Anthony Joseph "Joe" Perry (born September 10, 1950 in Lawrence, Massachusetts) is the lead guitarist, backing and occasional lead vocalist, and contributing songwriter for the rock band Aerosmith....
Anthony Joseph "Joe" Perry (born September 10, 1950 in Lawrence, Massachusetts) is the lead guitarist, backing and occasional lead vocalist, and contributing songwriter for the rock band Aerosmith. He was ranked 48th in the Rolling Stone's list[1] - The 100 Greatest Guitarists of All Time.
The paternal side of Perry's family are Portuguese, originally from Madeira. His grandfather changed the family's name from Pereira to Perry upon arriving in the United States of America. His maternal side is Italian, more specifically Neapolitan.[2]
Perry grew up in the small town of Hopedale, Massachusetts. There, his father was an accountant and his mother a high school gym teacher and later an aerobics instructor. She later retired to Arizona when Perry's father died in 1975. Perry also attended the prep school Vermont Academy, a boarding school of about 230 students in Saxtons River, Vermont.
During Joe Perry's early years he formed a band with Tom Hamilton called The Jam Band. After meeting with Steven Tyler, Joe & Tom would go on to form Aerosmith with him. While initially dismissed as Rolling Stones knock-offs, the band came into its own during the mid-1970s with a string of hit records. Chief among these successes were Toys in the Attic (1975) and Rocks (1976), thanks largely to the prevalence of free-form, album-oriented FM radio. The group also managed hit singles on the AM dial with songs like "Dream On," "Same Old Song and Dance," "Sweet Emotion" and "Walk This Way."
During this time, Perry and vocalist Steven Tyler became known as the "Toxic Twins" for their notorious hard-partying and drug use. Hard core drug dealers made a cash grab following Aerosmith around the country knowing there would be an unlimited supply of customers. Aerosmith's crowd in these days earned the nickname "The Blue Army". So called by the band after the seemingly endless amount of teenagers in the audience wearing blue denim jackets and blue jeans. The audience was abundantly male with extremely long hair, one of the loudest of its day.
Following Rocks, the group began to stumble - drug use escalated and the creative process became hampered by strained relationships within the band. They managed another hit record in 1977 with Draw the Line, on which Perry sang lead vocals on the track "Bright Light Fright," considered by some to be one of the album's highlights. A fall of '77 tour was scheduled, but as the crowds got more dangerous, violence followed. An m-80 was thrown onstage in Philadelphia at The Spectrum in October 1977, injuring both Perry and Tyler.

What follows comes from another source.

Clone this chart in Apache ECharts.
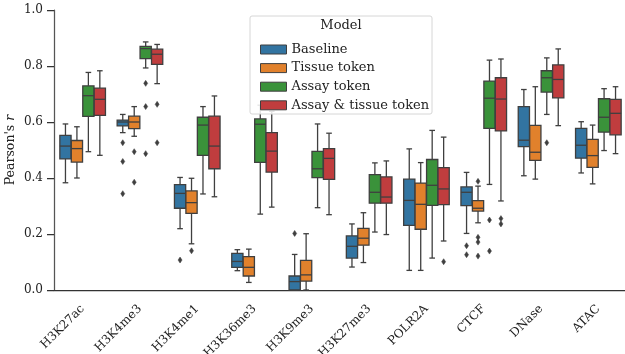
<!DOCTYPE html>
<html>
<head>
<meta charset="utf-8">
<script src="https://cdn.jsdelivr.net/npm/echarts@6/dist/echarts.min.js"></script>
<style>html,body{margin:0;padding:0;background:#fff}#c{width:625px;height:354px}</style>
</head>
<body>
<div id="c"></div>
<script>
const categories = ['H3K27ac','H3K4me3','H3K4me1','H3K36me3','H3K9me3','H3K27me3','POLR2A','CTCF','DNase','ATAC'];
const models = ['Baseline','Tissue token','Assay token','Assay & tissue token'];
const yTicks = [0.0, 0.2, 0.4, 0.6, 0.8, 1.0];

// [low whisker, Q1, median, Q3, high whisker] per category
const baseline = [
  [0.383,0.468,0.514,0.552,0.593],
  [0.562,0.586,0.600,0.607,0.627],
  [0.219,0.292,0.345,0.376,0.402],
  [0.069,0.081,0.102,0.131,0.144],
  [-0.06,-0.01,0.030,0.050,0.127],
  [0.082,0.114,0.156,0.193,0.236],
  [0.070,0.231,0.320,0.396,0.504],
  [0.202,0.301,0.349,0.368,0.420],
  [0.408,0.512,0.535,0.655,0.716],
  [0.418,0.471,0.517,0.577,0.601]
];
const tissueToken = [
  [0.400,0.457,0.505,0.534,0.583],
  [0.549,0.576,0.600,0.621,0.655],
  [0.165,0.274,0.312,0.354,0.399],
  [0.027,0.050,0.081,0.119,0.146],
  [-0.02,0.032,0.054,0.106,0.201],
  [0.098,0.160,0.185,0.220,0.276],
  [0.070,0.217,0.306,0.382,0.455],
  [0.240,0.282,0.292,0.319,0.371],
  [0.396,0.463,0.492,0.588,0.726],
  [0.379,0.438,0.480,0.538,0.589]
];
const assayToken = [
  [0.494,0.620,0.694,0.729,0.777],
  [0.793,0.826,0.862,0.870,0.886],
  [0.343,0.481,0.589,0.617,0.655],
  [0.271,0.456,0.592,0.611,0.660],
  [0.294,0.401,0.433,0.495,0.593],
  [0.207,0.310,0.349,0.412,0.454],
  [0.114,0.302,0.374,0.466,0.570],
  [0.377,0.577,0.685,0.746,0.821],
  [0.627,0.707,0.758,0.783,0.829],
  [0.498,0.564,0.617,0.683,0.719]
];
const assayTissueToken = [
  [0.481,0.624,0.681,0.721,0.783],
  [0.737,0.806,0.842,0.860,0.877],
  [0.333,0.433,0.514,0.621,0.693],
  [0.296,0.421,0.496,0.562,0.638],
  [0.269,0.395,0.470,0.505,0.560],
  [0.198,0.310,0.332,0.404,0.461],
  [0.175,0.305,0.361,0.437,0.546],
  [0.318,0.568,0.682,0.758,0.825],
  [0.587,0.686,0.752,0.804,0.861],
  [0.487,0.554,0.631,0.681,0.726]
];
// outliers: [category index, value]
const baselineOut = [[1,0.526],[1,0.459],[1,0.344],[2,0.107],[4,0.202],[7,0.158],[7,0.126]];
const tissueOut = [[1,0.494],[1,0.385],[2,0.140],[7,0.388],[7,0.188],[7,0.171],[7,0.121]];
const assayOut = [[1,0.738],[1,0.655],[1,0.487],[7,0.250],[7,0.139],[8,0.526]];
const assayTissueOut = [[1,0.663],[1,0.526],[6,0.101],[7,0.255],[7,0.236]];

const colors = ['#3274a1','#e1812c','#3a923a','#c03d3e'];
const EDGE = '#3f3f3f';
const FONT = 'DejaVu Serif';
const FS = 12;
const FS_LEG = 13;

const boxSets = [baseline, tissueToken, assayToken, assayTissueToken];
const outSets = [baselineOut, tissueOut, assayOut, assayTissueOut];

function boxRender(k) {
  return function (params, api) {
    const cat = api.value(0);
    const band = api.size([1, 0])[0];
    const off = (k - 1.5) * band * 0.2;
    const w = band * 0.2 * 0.98;
    const cs = params.coordSys;
    const yb = cs.y + cs.height;
    const cy = v => Math.min(api.coord([cat, v])[1], yb);
    const cx = api.coord([cat, 0])[0] + off;
    const lo = cy(api.value(1)), q1 = cy(api.value(2)), md = cy(api.value(3)), q3 = cy(api.value(4)), hi = cy(api.value(5));
    const lw = 1.3;
    const ls = {stroke: EDGE, lineWidth: lw};
    const cap = w / 4;
    return {
      type: 'group',
      children: [
        {type: 'line', shape: {x1: cx, y1: hi, x2: cx, y2: q3}, style: ls},
        {type: 'line', shape: {x1: cx, y1: q1, x2: cx, y2: lo}, style: ls},
        {type: 'line', shape: {x1: cx - cap, y1: hi, x2: cx + cap, y2: hi}, style: ls},
        {type: 'line', shape: {x1: cx - cap, y1: lo, x2: cx + cap, y2: lo}, style: ls},
        {type: 'rect', shape: {x: cx - w / 2, y: q3, width: w, height: q1 - q3}, style: {fill: colors[k], stroke: EDGE, lineWidth: lw}},
        {type: 'line', shape: {x1: cx - w / 2, y1: md, x2: cx + w / 2, y2: md}, style: ls}
      ]
    };
  };
}
function outRender(k) {
  return function (params, api) {
    const cat = api.value(0);
    const band = api.size([1, 0])[0];
    const off = (k - 1.5) * band * 0.2;
    const p = api.coord([cat, api.value(1)]);
    const x = p[0] + off, y = p[1];
    const hw = 2, hh = 3;
    return {
      type: 'polygon',
      shape: {points: [[x, y - hh], [x + hw, y], [x, y + hh], [x - hw, y]]},
      style: {fill: EDGE, stroke: EDGE, lineWidth: 0.5}
    };
  };
}

const series = [];
boxSets.forEach((set, k) => {
  series.push({
    name: models[k], type: 'custom', renderItem: boxRender(k),
    itemStyle: {color: colors[k]},
    encode: {x: 0, y: [1, 2, 3, 4, 5]},
    data: set.map((r, i) => [i].concat(r)),
    z: 2
  });
});
outSets.forEach((set, k) => {
  series.push({
    name: models[k], type: 'custom', renderItem: outRender(k),
    itemStyle: {color: colors[k]},
    encode: {x: 0, y: 1},
    data: set,
    z: 3
  });
});

const chart = echarts.init(document.getElementById('c'), null, {renderer: 'canvas'});
chart.setOption({
  animation: false,
  backgroundColor: '#fff',
  textStyle: {fontFamily: FONT},
  grid: {left: 54, top: 10, width: 573, height: 280, containLabel: false, outerBoundsMode: 'none'},
  xAxis: {
    type: 'category', data: categories, boundaryGap: true,
    axisLine: {lineStyle: {color: '#333', width: 1.25}},
    axisTick: {alignWithLabel: true, length: 7, lineStyle: {color: '#333', width: 1.25}},
    axisLabel: {rotate: 45, align: 'right', verticalAlign: 'middle', color: '#222', fontSize: FS, fontFamily: FONT, margin: 17, interval: 0},
    splitLine: {show: false}
  },
  yAxis: {
    type: 'value', min: 0, max: 1, interval: 0.2,
    name: "Pearson's {i|r}", nameLocation: 'middle', nameGap: 37, nameMoveOverlap: false,
    nameTextStyle: {color: '#222', fontSize: 12.5, fontFamily: FONT, rich: {i: {fontStyle: 'italic', fontSize: 12.5, fontFamily: FONT, color: '#222'}}},
    axisLine: {show: true, lineStyle: {color: '#555', width: 1.25}},
    axisTick: {show: true, length: 7, lineStyle: {color: '#333', width: 1.25}},
    axisLabel: {color: '#222', fontSize: FS, fontFamily: FONT, margin: 11, formatter: v => v.toFixed(1)},
    splitLine: {show: false}
  },
  legend: {
    data: models, orient: 'vertical', left: 255, top: 37, z: 120,
    itemWidth: 26, itemHeight: 9, itemGap: 3.6, itemTextGap: 10,
    icon: 'rect',
    itemStyle: {borderColor: EDGE, borderWidth: 1},
    textStyle: {fontSize: FS_LEG, fontFamily: FONT, color: '#222', lineHeight: 15}
  },
  graphic: [
    {type: 'rect', z: 100, shape: {x: 250, y: 16, width: 182, height: 98, r: 2},
     style: {fill: 'rgba(255,255,255,0.85)', stroke: '#d6d6d6', lineWidth: 1}},
    {type: 'text', z: 101, style: {x: 341, y: 26, text: 'Model', textAlign: 'center', textVerticalAlign: 'middle', fontSize: FS_LEG, fontFamily: FONT, fill: '#222'}}
  ],
  series: series
});
</script>
</body>
</html>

Summer of 1979 saw the band headline over Van Halen, Ted Nugent, AC/DC and Foreigner during the world music festival concerts. An argument backstage in Cleveland resulted in Joe Perry's wife throwing a glass of milk at Tom Hamilton's wife. This would prove to be the turning point that saw Perry quit Aerosmith, taking a collection of unrecorded material with him, which would later become the basis of his Let the Music Do the Talking album.
By the end of the year, Perry had formed his own band - The Joe Perry Project. Their debut record, Let the Music Do the Talking, reached #47 on the Billboard album charts, selling 250,000 copies domestically. While sales and reviews were respectable the group mainly thrived as a live act. It managed to do so even after its second album, I've Got the Rock'n'Rolls Again, went largely ignored.
In the end, the Project never solidified a lineup; all three studio releases would feature a different lead vocalist and the entire roster was replaced before their final effort (1983's Once a Rocker, Always a Rocker.) Even a brief stint with fellow Aerosmith exile, rhythm guitarist Brad Whitford, failed to ignite things again and the group found themselves with minimal label support by 1984.
A compilation album, The Music Still Does the Talking: The Best of the Joe Perry Project, was released by an Australian Indie Record label in 1999.
Perry released his first solo record, the self-titled Joe Perry, in May 2005. Recorded at his home studio (The Boneyard) in suburban Boston, with every instrument but the drums played by Perry himself. Critics also responded favorably; Rolling Stone magazine crowned it with three-and-a-half (out of five) stars, declaring "A Joe Perry solo joint? about time!" He was also nominated for "Best Rock Instrumental" at the 2006 Grammys for the track "Mercy" but lost to Les Paul.